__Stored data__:
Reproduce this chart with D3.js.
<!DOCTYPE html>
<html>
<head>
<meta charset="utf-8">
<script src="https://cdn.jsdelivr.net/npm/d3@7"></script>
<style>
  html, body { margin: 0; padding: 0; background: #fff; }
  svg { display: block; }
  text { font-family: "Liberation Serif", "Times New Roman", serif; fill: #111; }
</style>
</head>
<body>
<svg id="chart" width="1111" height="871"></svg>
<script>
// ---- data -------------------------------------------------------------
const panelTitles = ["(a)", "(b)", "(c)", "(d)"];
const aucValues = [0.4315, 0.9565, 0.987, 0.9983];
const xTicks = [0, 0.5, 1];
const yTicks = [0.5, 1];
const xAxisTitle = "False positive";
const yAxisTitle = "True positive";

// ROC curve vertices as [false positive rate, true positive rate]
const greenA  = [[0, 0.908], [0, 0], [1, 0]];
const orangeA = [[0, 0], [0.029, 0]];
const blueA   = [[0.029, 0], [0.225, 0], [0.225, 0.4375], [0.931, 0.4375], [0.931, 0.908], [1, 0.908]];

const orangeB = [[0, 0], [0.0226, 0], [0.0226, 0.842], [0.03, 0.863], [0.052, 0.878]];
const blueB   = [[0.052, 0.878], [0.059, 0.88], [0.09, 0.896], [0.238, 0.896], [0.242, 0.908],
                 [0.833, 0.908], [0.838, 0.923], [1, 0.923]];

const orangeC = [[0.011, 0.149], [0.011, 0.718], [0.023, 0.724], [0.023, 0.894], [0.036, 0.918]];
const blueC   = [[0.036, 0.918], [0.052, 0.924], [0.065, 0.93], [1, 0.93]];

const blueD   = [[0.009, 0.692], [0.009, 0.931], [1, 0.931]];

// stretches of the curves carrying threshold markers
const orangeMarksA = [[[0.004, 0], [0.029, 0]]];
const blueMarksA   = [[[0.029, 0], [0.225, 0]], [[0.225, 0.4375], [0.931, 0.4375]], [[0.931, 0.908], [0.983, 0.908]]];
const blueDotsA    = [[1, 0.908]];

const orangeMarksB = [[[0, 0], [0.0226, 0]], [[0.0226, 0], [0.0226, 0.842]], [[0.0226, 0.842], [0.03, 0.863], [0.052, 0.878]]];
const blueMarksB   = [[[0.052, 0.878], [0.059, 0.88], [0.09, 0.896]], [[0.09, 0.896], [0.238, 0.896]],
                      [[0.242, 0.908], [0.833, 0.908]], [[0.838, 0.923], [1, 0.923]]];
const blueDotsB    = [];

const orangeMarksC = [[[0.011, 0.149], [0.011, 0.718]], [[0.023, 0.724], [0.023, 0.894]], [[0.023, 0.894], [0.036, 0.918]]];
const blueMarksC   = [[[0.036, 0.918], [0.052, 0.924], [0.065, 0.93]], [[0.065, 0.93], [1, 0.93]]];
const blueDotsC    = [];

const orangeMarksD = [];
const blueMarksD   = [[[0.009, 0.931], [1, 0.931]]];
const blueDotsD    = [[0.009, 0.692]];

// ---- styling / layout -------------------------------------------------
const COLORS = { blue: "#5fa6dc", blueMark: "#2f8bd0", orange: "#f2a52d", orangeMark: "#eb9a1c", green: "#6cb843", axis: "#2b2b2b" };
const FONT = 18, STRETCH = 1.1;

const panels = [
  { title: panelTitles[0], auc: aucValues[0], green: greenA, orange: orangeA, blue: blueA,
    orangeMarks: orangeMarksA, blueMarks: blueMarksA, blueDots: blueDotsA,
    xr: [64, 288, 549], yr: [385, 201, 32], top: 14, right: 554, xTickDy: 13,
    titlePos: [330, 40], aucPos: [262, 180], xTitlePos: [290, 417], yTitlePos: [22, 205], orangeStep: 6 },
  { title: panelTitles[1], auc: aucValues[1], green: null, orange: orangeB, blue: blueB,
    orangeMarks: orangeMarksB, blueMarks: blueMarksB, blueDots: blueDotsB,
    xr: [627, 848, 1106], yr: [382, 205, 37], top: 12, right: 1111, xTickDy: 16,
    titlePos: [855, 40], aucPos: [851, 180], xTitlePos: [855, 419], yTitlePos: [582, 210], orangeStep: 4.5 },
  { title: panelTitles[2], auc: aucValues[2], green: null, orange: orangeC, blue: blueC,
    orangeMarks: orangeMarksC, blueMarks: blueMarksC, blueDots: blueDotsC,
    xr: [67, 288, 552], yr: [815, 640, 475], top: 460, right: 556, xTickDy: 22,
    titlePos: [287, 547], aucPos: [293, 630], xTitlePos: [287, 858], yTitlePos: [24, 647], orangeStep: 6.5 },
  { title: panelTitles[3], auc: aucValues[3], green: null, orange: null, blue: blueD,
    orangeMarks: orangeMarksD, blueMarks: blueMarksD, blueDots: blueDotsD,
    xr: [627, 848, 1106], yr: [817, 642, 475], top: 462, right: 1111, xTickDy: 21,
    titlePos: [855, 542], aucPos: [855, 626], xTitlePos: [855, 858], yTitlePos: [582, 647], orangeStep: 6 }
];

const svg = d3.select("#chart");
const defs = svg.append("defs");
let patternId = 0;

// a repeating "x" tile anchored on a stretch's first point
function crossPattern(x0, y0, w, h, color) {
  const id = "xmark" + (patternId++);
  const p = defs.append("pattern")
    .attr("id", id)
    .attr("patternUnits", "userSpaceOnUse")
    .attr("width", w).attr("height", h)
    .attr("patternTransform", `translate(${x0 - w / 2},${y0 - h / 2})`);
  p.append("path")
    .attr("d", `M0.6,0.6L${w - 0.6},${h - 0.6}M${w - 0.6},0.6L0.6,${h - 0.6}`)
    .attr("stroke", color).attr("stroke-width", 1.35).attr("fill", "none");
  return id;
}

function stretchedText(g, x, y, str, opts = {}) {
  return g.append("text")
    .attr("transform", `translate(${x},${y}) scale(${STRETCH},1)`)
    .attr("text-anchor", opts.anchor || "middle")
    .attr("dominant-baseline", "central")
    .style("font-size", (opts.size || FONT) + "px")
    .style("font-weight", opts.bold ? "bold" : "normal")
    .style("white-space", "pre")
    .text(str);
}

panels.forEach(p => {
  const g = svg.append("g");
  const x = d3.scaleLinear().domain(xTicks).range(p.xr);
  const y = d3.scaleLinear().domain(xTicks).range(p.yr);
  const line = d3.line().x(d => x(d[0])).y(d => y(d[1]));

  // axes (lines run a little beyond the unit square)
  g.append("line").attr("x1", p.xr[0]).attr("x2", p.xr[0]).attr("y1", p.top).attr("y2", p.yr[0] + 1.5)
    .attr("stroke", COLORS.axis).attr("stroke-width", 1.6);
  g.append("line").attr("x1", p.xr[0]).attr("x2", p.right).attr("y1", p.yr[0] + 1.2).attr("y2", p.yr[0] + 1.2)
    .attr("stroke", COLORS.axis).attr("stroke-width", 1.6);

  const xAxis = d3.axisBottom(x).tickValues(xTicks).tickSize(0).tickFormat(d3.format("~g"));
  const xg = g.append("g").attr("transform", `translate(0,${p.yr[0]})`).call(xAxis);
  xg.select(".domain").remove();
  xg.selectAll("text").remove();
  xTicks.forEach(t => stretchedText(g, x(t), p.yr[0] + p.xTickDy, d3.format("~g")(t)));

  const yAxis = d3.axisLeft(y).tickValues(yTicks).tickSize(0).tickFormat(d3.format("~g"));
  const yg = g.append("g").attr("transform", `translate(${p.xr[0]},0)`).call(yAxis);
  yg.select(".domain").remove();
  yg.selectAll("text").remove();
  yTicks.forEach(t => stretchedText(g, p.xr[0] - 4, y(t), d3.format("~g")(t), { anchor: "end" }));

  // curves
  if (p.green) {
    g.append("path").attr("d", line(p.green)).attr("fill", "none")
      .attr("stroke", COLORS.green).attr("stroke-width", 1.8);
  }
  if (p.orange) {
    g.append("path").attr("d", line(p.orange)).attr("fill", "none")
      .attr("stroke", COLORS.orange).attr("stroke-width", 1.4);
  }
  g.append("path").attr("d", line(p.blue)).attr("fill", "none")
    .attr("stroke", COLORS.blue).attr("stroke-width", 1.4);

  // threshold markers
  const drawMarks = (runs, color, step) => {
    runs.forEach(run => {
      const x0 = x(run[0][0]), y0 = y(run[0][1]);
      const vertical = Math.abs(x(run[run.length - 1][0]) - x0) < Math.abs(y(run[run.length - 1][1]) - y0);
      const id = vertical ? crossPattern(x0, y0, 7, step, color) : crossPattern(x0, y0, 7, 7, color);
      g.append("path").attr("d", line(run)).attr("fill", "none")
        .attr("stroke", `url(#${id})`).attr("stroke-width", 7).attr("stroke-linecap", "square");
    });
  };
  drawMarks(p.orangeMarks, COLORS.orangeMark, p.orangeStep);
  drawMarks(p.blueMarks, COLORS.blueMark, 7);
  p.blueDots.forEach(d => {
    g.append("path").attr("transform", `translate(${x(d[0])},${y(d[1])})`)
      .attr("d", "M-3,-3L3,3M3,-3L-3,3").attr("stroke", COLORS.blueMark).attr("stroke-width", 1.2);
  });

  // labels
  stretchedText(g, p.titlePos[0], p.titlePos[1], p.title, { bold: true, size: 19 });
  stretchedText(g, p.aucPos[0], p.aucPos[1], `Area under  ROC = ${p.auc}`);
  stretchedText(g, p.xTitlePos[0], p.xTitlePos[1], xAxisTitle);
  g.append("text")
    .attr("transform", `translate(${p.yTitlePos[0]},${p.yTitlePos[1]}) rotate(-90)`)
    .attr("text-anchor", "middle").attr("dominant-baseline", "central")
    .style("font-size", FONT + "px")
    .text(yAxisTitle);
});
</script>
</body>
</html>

==

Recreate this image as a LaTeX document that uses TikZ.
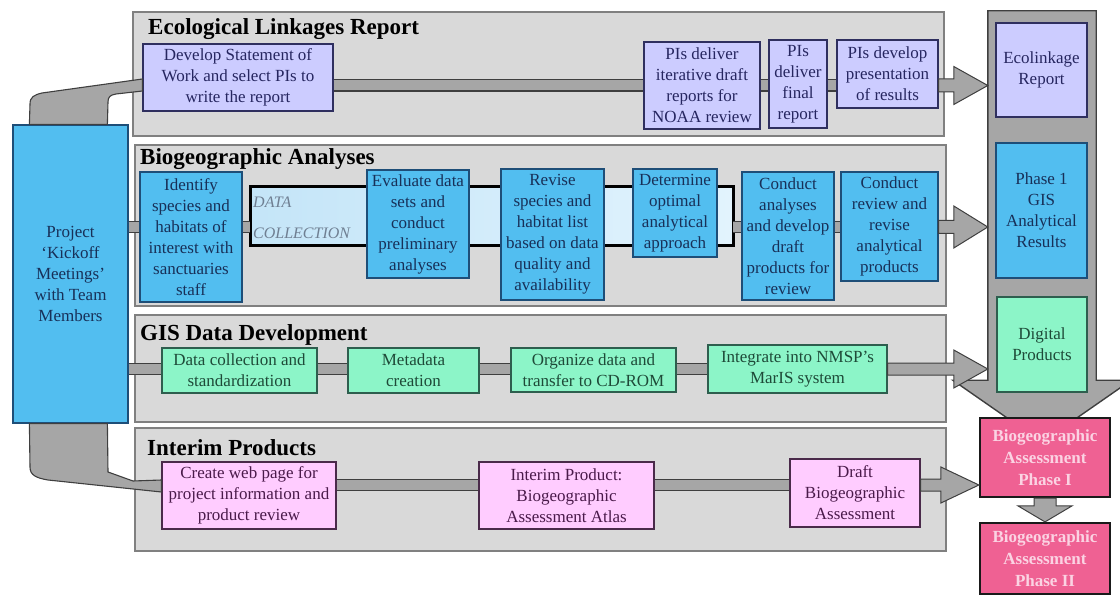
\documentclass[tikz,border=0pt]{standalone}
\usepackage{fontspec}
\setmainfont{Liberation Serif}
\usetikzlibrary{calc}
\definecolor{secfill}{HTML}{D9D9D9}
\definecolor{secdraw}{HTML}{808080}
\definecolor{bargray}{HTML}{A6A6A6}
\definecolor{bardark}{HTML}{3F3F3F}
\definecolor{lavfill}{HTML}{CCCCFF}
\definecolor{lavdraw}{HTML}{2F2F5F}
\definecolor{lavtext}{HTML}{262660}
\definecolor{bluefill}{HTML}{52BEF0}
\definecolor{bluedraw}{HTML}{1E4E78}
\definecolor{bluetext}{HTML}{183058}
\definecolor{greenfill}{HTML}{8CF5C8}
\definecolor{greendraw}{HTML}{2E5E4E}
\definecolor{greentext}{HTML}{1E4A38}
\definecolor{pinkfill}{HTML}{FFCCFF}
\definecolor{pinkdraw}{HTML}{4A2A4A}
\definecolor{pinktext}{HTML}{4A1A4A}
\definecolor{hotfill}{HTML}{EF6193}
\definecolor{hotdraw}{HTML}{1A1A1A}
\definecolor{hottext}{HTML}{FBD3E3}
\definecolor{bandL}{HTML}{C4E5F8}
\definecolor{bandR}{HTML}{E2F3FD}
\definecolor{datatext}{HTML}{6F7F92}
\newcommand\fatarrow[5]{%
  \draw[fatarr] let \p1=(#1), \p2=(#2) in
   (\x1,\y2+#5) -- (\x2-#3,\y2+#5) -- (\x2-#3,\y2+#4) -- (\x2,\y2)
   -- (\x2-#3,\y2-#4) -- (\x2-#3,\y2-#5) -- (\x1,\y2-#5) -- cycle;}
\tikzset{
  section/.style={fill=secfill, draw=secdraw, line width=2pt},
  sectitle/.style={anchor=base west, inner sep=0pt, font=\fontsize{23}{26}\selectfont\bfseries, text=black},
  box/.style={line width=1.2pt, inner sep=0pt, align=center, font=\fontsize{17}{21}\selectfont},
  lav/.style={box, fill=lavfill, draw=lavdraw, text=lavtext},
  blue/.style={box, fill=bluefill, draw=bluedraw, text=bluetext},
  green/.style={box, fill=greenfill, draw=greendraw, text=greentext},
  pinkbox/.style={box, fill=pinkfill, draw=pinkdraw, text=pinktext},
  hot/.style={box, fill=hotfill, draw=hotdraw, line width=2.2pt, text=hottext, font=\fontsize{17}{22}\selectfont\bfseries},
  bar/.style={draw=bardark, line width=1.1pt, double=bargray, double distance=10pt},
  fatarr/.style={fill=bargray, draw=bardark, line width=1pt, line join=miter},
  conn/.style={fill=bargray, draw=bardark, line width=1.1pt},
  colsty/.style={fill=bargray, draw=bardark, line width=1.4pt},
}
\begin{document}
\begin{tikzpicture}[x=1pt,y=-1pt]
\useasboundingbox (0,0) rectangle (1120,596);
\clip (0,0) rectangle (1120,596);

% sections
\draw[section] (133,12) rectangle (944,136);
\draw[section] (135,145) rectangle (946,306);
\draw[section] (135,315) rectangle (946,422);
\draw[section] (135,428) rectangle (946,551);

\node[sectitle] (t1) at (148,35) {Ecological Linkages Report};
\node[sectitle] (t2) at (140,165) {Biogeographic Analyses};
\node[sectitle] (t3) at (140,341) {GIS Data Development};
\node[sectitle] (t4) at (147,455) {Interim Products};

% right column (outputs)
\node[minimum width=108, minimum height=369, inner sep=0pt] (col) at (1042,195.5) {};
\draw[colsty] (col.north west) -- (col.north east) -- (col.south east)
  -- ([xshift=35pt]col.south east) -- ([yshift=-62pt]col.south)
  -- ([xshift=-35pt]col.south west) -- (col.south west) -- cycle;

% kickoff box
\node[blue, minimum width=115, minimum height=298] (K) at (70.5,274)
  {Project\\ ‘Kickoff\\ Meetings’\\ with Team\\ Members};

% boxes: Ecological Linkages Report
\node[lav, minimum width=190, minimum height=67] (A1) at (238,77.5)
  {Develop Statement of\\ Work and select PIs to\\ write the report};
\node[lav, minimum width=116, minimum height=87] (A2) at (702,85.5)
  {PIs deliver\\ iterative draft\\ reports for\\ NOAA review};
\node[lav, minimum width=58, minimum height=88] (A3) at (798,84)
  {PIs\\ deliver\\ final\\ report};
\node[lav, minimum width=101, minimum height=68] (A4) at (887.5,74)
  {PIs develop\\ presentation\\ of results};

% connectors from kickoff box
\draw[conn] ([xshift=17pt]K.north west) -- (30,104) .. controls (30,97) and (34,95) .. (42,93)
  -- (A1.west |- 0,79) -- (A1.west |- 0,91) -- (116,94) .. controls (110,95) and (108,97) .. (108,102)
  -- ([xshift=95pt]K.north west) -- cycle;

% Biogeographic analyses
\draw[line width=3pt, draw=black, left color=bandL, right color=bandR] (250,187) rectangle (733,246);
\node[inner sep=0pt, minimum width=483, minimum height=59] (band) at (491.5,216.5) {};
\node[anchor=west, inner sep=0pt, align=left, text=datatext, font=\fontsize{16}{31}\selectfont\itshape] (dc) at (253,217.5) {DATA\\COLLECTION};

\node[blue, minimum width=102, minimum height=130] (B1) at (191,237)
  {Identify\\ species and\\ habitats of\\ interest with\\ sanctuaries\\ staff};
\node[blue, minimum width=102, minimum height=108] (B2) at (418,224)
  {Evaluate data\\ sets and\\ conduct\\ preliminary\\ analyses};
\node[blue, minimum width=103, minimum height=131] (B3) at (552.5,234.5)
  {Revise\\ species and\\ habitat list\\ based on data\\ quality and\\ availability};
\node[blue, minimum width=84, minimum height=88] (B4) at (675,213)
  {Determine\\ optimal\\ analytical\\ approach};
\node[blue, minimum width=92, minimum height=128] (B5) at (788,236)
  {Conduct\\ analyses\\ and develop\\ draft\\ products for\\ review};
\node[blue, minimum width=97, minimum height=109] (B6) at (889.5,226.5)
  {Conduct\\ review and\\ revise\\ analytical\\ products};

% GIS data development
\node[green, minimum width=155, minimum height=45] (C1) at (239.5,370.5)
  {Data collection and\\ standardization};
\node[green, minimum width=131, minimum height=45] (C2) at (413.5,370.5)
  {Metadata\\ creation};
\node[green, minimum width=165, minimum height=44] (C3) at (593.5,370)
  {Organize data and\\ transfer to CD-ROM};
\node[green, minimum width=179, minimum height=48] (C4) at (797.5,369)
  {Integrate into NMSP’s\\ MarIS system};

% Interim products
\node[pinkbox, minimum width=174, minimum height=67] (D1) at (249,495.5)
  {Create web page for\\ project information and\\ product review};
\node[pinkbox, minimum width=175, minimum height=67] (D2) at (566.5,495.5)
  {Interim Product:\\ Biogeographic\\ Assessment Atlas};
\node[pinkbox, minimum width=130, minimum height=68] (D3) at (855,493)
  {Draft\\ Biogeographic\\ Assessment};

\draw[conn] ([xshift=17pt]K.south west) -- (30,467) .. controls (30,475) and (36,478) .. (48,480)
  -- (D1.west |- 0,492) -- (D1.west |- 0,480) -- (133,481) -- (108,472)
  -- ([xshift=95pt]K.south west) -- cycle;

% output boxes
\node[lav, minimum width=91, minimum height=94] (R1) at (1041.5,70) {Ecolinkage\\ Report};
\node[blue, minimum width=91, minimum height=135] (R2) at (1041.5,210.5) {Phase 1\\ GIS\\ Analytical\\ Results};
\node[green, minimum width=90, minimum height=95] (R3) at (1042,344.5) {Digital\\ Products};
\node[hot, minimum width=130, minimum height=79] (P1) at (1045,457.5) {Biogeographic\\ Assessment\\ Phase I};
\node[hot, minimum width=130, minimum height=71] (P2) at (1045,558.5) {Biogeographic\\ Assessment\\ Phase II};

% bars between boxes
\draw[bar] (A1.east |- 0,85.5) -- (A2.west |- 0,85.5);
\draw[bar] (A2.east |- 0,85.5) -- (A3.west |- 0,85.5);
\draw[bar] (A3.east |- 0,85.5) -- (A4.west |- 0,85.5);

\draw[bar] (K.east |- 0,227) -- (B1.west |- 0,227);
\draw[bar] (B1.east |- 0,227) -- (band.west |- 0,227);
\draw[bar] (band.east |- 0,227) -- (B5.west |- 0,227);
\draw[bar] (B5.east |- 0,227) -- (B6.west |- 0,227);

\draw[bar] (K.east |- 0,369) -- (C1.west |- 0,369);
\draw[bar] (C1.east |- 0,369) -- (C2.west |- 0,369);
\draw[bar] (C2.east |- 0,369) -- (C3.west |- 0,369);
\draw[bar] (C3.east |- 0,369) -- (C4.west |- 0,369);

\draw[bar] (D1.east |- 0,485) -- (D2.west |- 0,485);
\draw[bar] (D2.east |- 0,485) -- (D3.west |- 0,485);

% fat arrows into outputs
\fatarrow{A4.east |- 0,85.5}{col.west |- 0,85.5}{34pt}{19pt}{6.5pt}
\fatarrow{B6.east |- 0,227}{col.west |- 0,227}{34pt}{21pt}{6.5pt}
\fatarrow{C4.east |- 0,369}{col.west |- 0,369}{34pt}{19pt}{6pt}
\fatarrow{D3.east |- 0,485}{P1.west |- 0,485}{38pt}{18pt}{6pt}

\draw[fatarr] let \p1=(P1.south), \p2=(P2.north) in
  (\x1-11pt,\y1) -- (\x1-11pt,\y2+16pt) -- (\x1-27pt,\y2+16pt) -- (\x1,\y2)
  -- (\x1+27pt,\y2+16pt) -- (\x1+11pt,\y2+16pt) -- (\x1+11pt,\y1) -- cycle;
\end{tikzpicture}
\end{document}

...

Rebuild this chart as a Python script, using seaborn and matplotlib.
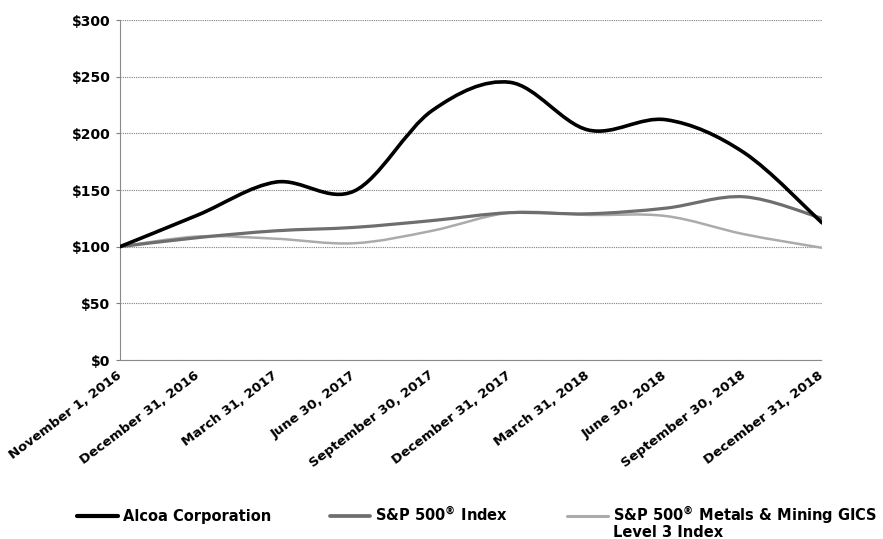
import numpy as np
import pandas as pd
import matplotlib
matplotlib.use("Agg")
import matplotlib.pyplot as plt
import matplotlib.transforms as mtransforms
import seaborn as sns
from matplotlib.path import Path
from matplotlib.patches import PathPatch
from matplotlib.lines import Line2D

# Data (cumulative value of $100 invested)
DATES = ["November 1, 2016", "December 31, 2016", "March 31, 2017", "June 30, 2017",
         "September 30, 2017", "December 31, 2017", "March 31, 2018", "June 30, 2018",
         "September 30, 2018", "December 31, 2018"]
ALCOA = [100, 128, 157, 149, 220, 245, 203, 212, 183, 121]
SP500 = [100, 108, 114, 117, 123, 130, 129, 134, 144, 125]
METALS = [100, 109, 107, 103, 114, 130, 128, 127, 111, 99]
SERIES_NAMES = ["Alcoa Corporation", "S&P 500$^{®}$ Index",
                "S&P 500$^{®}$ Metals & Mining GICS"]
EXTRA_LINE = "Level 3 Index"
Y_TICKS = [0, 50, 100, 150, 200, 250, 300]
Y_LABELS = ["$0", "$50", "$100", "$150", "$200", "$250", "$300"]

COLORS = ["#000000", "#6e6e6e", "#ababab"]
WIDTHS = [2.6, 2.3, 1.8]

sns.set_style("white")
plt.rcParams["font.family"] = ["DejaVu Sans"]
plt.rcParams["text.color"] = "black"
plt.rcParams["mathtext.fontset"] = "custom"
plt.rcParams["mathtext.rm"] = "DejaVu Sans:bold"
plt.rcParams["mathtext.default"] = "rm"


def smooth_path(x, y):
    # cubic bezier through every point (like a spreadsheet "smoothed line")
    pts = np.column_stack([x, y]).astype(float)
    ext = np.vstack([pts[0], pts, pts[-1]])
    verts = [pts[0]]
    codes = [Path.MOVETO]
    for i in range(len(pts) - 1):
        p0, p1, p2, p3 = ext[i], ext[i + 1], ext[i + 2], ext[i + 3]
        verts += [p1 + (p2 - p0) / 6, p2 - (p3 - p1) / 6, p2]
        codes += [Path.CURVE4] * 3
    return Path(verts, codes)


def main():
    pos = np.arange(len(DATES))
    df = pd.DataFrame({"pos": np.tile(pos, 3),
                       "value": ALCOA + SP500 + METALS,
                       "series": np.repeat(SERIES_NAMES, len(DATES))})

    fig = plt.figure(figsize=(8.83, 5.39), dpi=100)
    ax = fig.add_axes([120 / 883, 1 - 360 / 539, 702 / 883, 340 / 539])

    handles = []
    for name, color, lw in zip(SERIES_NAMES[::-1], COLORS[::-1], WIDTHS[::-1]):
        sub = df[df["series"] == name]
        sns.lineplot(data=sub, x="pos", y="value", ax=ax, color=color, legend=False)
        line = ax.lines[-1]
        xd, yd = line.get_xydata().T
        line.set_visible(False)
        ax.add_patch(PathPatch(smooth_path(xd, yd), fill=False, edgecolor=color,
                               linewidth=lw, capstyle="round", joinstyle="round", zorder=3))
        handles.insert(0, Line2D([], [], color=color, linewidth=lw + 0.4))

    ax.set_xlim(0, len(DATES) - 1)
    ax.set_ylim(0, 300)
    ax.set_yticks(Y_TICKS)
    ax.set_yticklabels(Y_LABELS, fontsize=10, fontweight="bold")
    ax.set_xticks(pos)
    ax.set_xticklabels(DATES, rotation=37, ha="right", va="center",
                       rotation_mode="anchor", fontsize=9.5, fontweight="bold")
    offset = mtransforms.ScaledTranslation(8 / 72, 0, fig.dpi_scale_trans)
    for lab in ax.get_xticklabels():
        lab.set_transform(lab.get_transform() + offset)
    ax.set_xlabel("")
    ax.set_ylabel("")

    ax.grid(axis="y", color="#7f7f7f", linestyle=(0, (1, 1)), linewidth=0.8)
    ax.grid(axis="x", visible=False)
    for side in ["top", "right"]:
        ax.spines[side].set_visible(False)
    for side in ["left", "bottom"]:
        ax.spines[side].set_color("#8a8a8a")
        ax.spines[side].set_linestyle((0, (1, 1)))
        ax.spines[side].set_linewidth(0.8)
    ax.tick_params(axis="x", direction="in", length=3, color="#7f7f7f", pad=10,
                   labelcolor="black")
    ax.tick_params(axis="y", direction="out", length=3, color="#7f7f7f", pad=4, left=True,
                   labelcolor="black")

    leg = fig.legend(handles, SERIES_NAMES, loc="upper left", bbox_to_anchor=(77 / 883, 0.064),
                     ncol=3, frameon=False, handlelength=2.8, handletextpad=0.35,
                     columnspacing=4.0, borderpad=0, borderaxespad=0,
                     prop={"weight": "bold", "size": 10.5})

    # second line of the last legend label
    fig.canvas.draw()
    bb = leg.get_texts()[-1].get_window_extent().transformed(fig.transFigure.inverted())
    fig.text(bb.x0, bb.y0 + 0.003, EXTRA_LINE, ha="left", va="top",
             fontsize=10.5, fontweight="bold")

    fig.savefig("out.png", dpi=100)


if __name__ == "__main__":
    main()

__Work instructions__: Your task is to transcribe exactly the lines starting at the line that contains "Rebuild this chart" and ending at the line that contains "from matplotlib.lines import Line2D", both included. Leave out the pictures.

__Written response__:
Rebuild this chart as a Python script, using seaborn and matplotlib.
import numpy as np
import pandas as pd
import matplotlib
matplotlib.use("Agg")
import matplotlib.pyplot as plt
import matplotlib.transforms as mtransforms
import seaborn as sns
from matplotlib.path import Path
from matplotlib.patches import PathPatch
from matplotlib.lines import Line2D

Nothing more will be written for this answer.